Many a designers ditched synthetic fabrics at Lakme Fashion Week to go for organic.fashion and trends Updated: Mar 14, 2010 01:21 IST
Not lycra, not satin, it’s organic material like cotton, jute and natural dyes that prominent designers like Anupama Dayal, Sabyasachi Mukherjee, Digvijay Singh and Lecoanet-Hemant have used for their collections at the recently concluded Lakme Fashion Week (LFW). In short, they have gone green.
“I have stopped using fabrics like lycra or satin for a long time now. Cotton is such a beautiful fabric and it suits the Indian weather perfectly. What is the harm in using organic cotton?” said Mukherjee.
“I believe we all should do our bit for the environment. It is time to give something back to nature,” he added. The Kolkata-based designer showcased a summer resort line at the LFW.

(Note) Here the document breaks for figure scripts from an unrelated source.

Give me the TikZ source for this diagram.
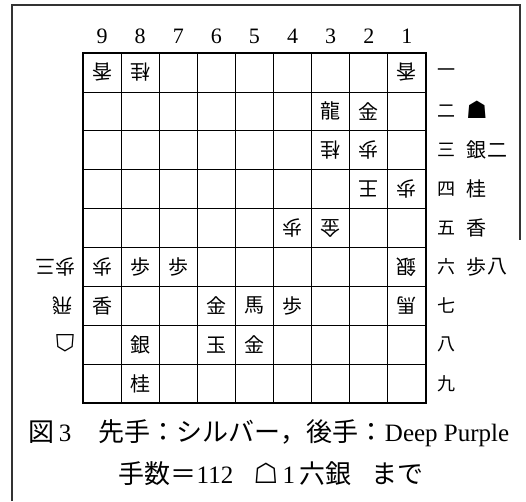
\documentclass[tikz,border=0pt]{standalone}
\usepackage{fontspec}
\setmainfont{Liberation Serif}
\newfontfamily\jp{Noto Sans CJK JP}
\newfontfamily\symb{DejaVu Sans}
\usetikzlibrary{positioning}
\tikzset{
	piece/.style={font=\jp\fontsize{20}{20}\selectfont, inner sep=0pt}, % sente pieces
	gpiece/.style={piece, rotate=180}, % gote pieces are upside down
	colnum/.style={font=\fontsize{22}{22}\selectfont, inner sep=0pt}, % file numbers
	rank/.style={font=\jp\fontsize{18}{18}\selectfont, inner sep=0pt}, % rank numbers
	hand/.style={piece}, % pieces in hand
	koma/.style={font=\symb\fontsize{24}{24}\selectfont, inner sep=0pt}, % piece symbol
	caption/.style={font=\fontsize{25}{25}\selectfont, inner sep=0pt},
	frame/.style={line width=1.2pt, draw=black!80},
}

\begin{document}
\begin{tikzpicture}[x=1pt, y=-1pt]
	\useasboundingbox (0,0) rectangle (526,501);
	
	% outer frame
	\draw[frame] (12,501) -- (12,5) -- (520,5) -- (520,240);
	
	\begin{scope}[shift={(83,53)}, x=38.1pt, y=-38.9pt]
		% board
		\foreach \i in {1,...,8} {
			\draw[line width=0.8pt] (\i,0) -- (\i,9);
			\draw[line width=0.8pt] (0,\i) -- (9,\i);
		}
		\draw[line width=1.6pt] (0,0) rectangle (9,9);
		
		% file and rank numbers
		\foreach \c in {1,...,9}
			\node[colnum] (f\c) at ({9.5-\c},-0.42) {\c};
		\foreach \r/\k in {1/一,2/二,3/三,4/四,5/五,6/六,7/七,8/八,9/九}
			\node[rank] (r\r) at (9.55,{\r-0.5}) {\k};
		
		% rank 1-3
		\node[gpiece] (p91) at (0.5,0.5) {香};
		\node[gpiece] (p81) at (1.5,0.5) {桂};
		\node[gpiece] (p11) at (8.5,0.5) {香};
		\node[piece] (p32) at (6.5,1.5) {龍};
		\node[piece] (p22) at (7.5,1.5) {金};
		\node[gpiece] (p33) at (6.5,2.5) {桂};
		\node[gpiece] (p23) at (7.5,2.5) {歩};
		% rank 4-6
		\node[gpiece] (p24) at (7.5,3.5) {王};
		\node[gpiece] (p14) at (8.5,3.5) {歩};
		\node[gpiece] (p45) at (5.5,4.5) {歩};
		\node[gpiece] (p35) at (6.5,4.5) {金};
		\node[gpiece] (p96) at (0.5,5.5) {歩};
		\node[piece] (p86) at (1.5,5.5) {歩};
		\node[piece] (p76) at (2.5,5.5) {歩};
		\node[gpiece] (p16) at (8.5,5.5) {銀};
		% rank 7-9
		\node[piece] (p97) at (0.5,6.5) {香};
		\node[piece] (p67) at (3.5,6.5) {金};
		\node[piece] (p57) at (4.5,6.5) {馬};
		\node[piece] (p47) at (5.5,6.5) {歩};
		\node[gpiece] (p17) at (8.5,6.5) {馬};
		\node[piece] (p88) at (1.5,7.5) {銀};
		\node[piece] (p68) at (3.5,7.5) {玉};
		\node[piece] (p58) at (4.5,7.5) {金};
		\node[piece] (p89) at (1.5,8.5) {桂};
		
		% sente hand
		\node[koma] (hs) at (10.34,1.45) {☗};
		\node[hand] (hs3) at (10.34,2.5) {銀};
		\node[hand, right=0pt of hs3] (hs3n) {二};
		\node[hand] (hs4) at (10.34,3.5) {桂};
		\node[hand] (hs5) at (10.34,4.5) {香};
		\node[hand] (hs6) at (10.34,5.5) {歩};
		\node[hand, right=0pt of hs6] (hs6n) {八};
		
		% gote hand
		\node[gpiece] (hg6) at (-0.72,5.5) {歩三};
		\node[gpiece] (hg7) at (-0.55,6.5) {飛};
		\node[koma, rotate=180] (hg) at (-0.47,7.45) {☖};
	\end{scope}
	
	% Text
	\node[caption] (cap1) at (269,433) {{\jp\fontsize{26}{26}\selectfont 図}\,3\hspace{1.1em}{\jp\fontsize{26}{26}\selectfont 先手：シルバー，後手：}Deep Purple};
	\node[caption] (cap2) at (271,474) {{\jp\fontsize{26}{26}\selectfont 手数＝}112\hspace{0.8em}{\symb\fontsize{28}{28}\selectfont ☖}\,1\,{\jp\fontsize{26}{26}\selectfont 六銀}\hspace{0.8em}{\jp\fontsize{26}{26}\selectfont まで}};
	
\end{tikzpicture}
\end{document}
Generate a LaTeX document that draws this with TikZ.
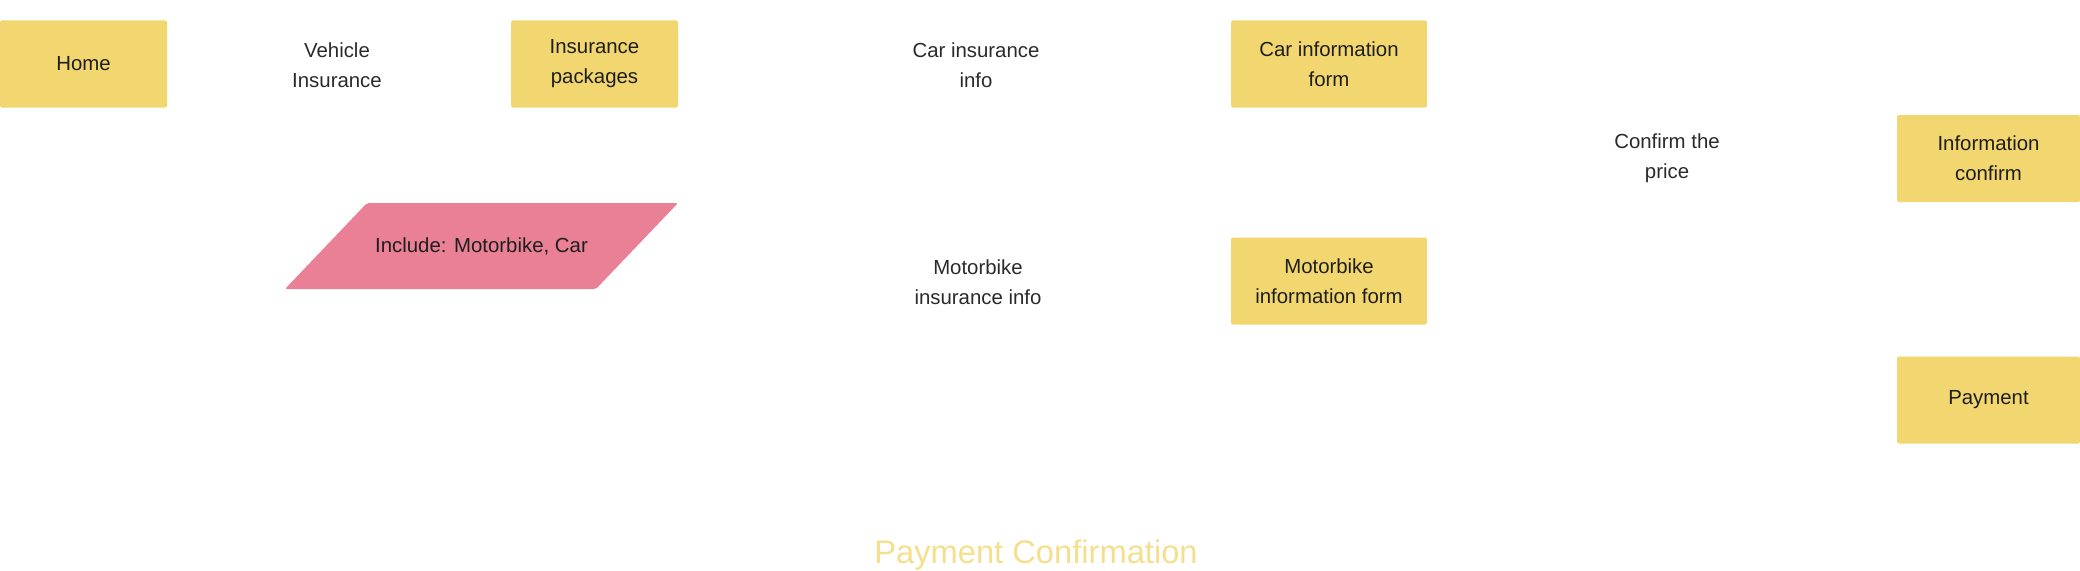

Dayal said even though going “organic” is a bit too expensive, it’s good for the skin and environment as well. “It is a very tedious job to get the pure form of cotton and extract natural dyes. These difficult processes make the end product a bit expensive compared to others. But if your range is appealing, buyers will come and pick it, and so will teh customers,” said Dayal.
Singh and Lecoanet-Hemant focused on organic materials like cotton, jute and a mix of silk and cotton for their collection.
Titled “Go Green”, their collection showed their concern for the environment while also informing people that “bling” doesn’t define fashion anymore.
“What you wrap around your body is what you wrap around your soul and our collection is a reflection of our green philosophy and our deepest belief that eco-friendly and luxury get well together,” explained Hemant.
Singh said, “I believe that we (India) have the potential because we have the advantage of our heritage, tradition and craftsmanship. So I have vowed to use organic cotton for my clothes to empower the craftsmen and techniques to shape Indian textiles.”
Singh has associated himself with Bhusattva, an organic brand, to develop fashion that can work for the upliftment of weavers and artisans.